[Begin Data lines]

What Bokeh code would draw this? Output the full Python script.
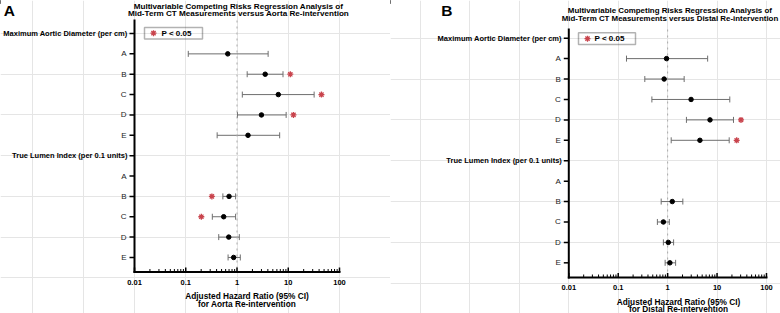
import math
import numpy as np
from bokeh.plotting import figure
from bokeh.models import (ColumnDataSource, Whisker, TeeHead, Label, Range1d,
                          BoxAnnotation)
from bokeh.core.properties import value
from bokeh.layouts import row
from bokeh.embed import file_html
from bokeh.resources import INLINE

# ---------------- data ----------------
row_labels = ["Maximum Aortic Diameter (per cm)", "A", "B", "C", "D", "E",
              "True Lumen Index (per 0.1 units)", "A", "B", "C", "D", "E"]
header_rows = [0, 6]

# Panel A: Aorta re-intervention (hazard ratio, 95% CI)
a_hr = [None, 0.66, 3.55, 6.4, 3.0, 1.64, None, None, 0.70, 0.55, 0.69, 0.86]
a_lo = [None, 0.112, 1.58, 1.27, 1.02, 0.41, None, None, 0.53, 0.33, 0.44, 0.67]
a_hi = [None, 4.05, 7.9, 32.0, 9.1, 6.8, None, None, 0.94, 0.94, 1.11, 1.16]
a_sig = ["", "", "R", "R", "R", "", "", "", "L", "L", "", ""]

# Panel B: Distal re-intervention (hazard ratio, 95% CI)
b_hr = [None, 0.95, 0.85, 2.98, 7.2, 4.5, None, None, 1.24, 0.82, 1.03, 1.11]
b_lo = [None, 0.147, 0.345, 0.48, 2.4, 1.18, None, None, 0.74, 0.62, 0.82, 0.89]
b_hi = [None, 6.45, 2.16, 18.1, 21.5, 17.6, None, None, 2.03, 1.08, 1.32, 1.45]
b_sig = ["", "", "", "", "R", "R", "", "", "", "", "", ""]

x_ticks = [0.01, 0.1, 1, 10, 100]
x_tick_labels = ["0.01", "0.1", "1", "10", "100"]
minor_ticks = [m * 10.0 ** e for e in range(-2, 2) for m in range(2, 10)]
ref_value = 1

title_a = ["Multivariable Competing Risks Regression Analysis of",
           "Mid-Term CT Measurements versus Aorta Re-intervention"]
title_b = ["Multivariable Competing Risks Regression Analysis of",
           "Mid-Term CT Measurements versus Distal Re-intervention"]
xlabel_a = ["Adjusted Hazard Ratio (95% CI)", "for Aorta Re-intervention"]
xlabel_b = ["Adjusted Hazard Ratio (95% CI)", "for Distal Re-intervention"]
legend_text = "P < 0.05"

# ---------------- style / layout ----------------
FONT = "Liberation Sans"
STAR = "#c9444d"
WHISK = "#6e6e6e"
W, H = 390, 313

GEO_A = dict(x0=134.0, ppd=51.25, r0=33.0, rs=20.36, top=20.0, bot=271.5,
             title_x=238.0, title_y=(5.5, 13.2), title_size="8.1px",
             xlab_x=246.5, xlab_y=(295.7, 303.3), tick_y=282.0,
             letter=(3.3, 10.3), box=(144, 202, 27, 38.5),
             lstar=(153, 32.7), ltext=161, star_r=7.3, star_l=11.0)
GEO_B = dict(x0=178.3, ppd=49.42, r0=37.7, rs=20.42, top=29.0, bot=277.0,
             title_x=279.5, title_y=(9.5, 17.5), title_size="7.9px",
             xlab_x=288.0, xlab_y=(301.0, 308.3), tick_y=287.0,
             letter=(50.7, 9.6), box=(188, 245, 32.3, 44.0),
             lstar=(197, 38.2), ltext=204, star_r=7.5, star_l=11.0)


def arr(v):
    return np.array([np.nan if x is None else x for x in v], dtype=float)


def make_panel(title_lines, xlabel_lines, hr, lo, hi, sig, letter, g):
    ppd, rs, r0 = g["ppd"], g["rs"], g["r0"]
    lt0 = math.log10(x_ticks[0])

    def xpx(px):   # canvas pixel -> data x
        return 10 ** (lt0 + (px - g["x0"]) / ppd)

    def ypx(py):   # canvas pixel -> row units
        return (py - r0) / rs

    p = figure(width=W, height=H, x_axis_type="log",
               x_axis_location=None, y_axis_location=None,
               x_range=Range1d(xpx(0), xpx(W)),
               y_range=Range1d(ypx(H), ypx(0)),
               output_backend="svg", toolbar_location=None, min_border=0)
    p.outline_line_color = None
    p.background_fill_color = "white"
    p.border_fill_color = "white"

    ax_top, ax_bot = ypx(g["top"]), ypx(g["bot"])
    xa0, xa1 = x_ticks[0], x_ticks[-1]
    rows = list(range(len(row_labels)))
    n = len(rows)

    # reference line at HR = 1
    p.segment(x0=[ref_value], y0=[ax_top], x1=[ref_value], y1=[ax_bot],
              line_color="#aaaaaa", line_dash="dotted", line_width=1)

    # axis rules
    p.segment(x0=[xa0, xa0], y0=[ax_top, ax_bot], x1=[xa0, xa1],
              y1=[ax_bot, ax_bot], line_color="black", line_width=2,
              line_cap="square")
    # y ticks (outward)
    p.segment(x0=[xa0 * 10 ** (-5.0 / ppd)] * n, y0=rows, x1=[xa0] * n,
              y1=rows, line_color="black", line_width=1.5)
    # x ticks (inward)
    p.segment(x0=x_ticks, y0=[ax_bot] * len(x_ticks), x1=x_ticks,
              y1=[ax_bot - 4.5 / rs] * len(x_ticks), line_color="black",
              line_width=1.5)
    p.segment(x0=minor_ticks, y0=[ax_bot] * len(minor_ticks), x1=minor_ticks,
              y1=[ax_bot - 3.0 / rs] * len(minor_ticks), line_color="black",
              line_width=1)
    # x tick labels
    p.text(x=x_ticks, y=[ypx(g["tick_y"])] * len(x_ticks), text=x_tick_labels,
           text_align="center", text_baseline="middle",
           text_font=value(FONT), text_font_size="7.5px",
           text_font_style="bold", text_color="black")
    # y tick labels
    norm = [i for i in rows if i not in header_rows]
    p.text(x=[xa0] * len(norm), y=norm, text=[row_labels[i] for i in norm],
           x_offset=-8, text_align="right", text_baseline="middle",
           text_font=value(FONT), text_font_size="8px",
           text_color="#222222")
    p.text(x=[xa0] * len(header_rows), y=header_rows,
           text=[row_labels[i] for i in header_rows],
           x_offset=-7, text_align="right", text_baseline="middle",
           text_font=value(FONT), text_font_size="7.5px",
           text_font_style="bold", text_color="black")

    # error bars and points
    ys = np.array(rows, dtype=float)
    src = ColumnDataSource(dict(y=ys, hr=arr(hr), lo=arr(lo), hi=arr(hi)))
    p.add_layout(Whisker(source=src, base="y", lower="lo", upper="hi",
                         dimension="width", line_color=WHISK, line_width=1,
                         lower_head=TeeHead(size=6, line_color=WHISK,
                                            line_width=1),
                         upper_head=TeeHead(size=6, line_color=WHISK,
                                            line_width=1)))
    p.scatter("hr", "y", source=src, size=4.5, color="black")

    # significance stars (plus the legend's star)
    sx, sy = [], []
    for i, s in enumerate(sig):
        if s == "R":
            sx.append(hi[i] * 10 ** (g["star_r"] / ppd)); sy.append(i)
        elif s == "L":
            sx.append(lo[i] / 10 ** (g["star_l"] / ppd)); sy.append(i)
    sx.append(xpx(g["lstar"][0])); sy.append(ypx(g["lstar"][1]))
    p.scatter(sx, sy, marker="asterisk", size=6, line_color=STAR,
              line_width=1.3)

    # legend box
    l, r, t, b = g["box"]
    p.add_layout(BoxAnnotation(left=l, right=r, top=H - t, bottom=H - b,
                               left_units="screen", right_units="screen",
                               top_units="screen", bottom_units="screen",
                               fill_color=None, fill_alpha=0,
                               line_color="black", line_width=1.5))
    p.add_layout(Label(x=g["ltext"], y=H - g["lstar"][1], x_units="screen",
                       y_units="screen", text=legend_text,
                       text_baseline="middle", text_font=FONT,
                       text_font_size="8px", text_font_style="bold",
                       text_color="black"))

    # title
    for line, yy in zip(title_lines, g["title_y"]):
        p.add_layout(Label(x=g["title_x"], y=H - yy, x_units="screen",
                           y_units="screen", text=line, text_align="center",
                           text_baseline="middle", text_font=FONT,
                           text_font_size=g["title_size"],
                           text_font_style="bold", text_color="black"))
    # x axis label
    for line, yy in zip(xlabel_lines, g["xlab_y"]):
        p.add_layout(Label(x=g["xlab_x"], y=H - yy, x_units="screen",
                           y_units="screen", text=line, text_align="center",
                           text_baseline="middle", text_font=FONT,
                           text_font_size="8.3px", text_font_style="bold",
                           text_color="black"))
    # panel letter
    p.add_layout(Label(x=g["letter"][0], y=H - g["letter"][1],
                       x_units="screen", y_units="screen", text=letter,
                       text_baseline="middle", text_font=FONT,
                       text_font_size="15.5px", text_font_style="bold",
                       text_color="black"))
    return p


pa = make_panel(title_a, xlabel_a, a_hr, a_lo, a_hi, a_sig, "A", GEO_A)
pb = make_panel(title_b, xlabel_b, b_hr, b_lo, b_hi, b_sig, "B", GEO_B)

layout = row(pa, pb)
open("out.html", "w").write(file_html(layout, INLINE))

[End Data lines]

## Problem statement
Write out again exactly the lines from the start of the data above through the line containing "header_rows = [0, 6]", inclusive, excluding any pictures.

## Answer
What Bokeh code would draw this? Output the full Python script.
import math
import numpy as np
from bokeh.plotting import figure
from bokeh.models import (ColumnDataSource, Whisker, TeeHead, Label, Range1d,
                          BoxAnnotation)
from bokeh.core.properties import value
from bokeh.layouts import row
from bokeh.embed import file_html
from bokeh.resources import INLINE

# ---------------- data ----------------
row_labels = ["Maximum Aortic Diameter (per cm)", "A", "B", "C", "D", "E",
              "True Lumen Index (per 0.1 units)", "A", "B", "C", "D", "E"]
header_rows = [0, 6]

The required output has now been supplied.